§ Written exercise:
Write out all the material exactly. Leave nothing out.
** start of Data **
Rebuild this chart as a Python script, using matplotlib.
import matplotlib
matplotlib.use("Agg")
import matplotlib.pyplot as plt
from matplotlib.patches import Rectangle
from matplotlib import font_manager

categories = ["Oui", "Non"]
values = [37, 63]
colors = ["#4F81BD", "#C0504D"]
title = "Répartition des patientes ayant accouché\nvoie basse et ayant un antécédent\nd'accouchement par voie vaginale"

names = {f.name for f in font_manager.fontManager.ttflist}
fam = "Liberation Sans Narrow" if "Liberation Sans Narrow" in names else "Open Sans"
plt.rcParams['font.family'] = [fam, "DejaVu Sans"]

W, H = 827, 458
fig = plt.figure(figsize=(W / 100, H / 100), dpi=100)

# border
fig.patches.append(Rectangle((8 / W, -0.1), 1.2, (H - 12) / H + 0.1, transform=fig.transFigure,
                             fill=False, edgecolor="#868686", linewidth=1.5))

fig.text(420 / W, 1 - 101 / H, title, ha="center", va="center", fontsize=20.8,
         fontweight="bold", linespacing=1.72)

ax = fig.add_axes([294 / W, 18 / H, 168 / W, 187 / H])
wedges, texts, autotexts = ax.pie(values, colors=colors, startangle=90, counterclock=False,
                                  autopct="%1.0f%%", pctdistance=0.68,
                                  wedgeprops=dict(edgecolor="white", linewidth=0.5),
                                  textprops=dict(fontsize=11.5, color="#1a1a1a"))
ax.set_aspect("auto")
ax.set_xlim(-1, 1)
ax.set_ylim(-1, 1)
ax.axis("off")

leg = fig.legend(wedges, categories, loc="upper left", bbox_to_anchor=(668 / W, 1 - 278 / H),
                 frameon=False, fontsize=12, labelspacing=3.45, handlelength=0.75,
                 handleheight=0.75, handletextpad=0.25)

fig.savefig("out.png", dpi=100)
** end of Data **
§ Right answer:
Rebuild this chart as a Python script, using matplotlib.
import matplotlib
matplotlib.use("Agg")
import matplotlib.pyplot as plt
from matplotlib.patches import Rectangle
from matplotlib import font_manager

categories = ["Oui", "Non"]
values = [37, 63]
colors = ["#4F81BD", "#C0504D"]
title = "Répartition des patientes ayant accouché\nvoie basse et ayant un antécédent\nd'accouchement par voie vaginale"

names = {f.name for f in font_manager.fontManager.ttflist}
fam = "Liberation Sans Narrow" if "Liberation Sans Narrow" in names else "Open Sans"
plt.rcParams['font.family'] = [fam, "DejaVu Sans"]

W, H = 827, 458
fig = plt.figure(figsize=(W / 100, H / 100), dpi=100)

# border
fig.patches.append(Rectangle((8 / W, -0.1), 1.2, (H - 12) / H + 0.1, transform=fig.transFigure,
                             fill=False, edgecolor="#868686", linewidth=1.5))

fig.text(420 / W, 1 - 101 / H, title, ha="center", va="center", fontsize=20.8,
         fontweight="bold", linespacing=1.72)

ax = fig.add_axes([294 / W, 18 / H, 168 / W, 187 / H])
wedges, texts, autotexts = ax.pie(values, colors=colors, startangle=90, counterclock=False,
                                  autopct="%1.0f%%", pctdistance=0.68,
                                  wedgeprops=dict(edgecolor="white", linewidth=0.5),
                                  textprops=dict(fontsize=11.5, color="#1a1a1a"))
ax.set_aspect("auto")
ax.set_xlim(-1, 1)
ax.set_ylim(-1, 1)
ax.axis("off")

leg = fig.legend(wedges, categories, loc="upper left", bbox_to_anchor=(668 / W, 1 - 278 / H),
                 frameon=False, fontsize=12, labelspacing=3.45, handlelength=0.75,
                 handleheight=0.75, handletextpad=0.25)

fig.savefig("out.png", dpi=100)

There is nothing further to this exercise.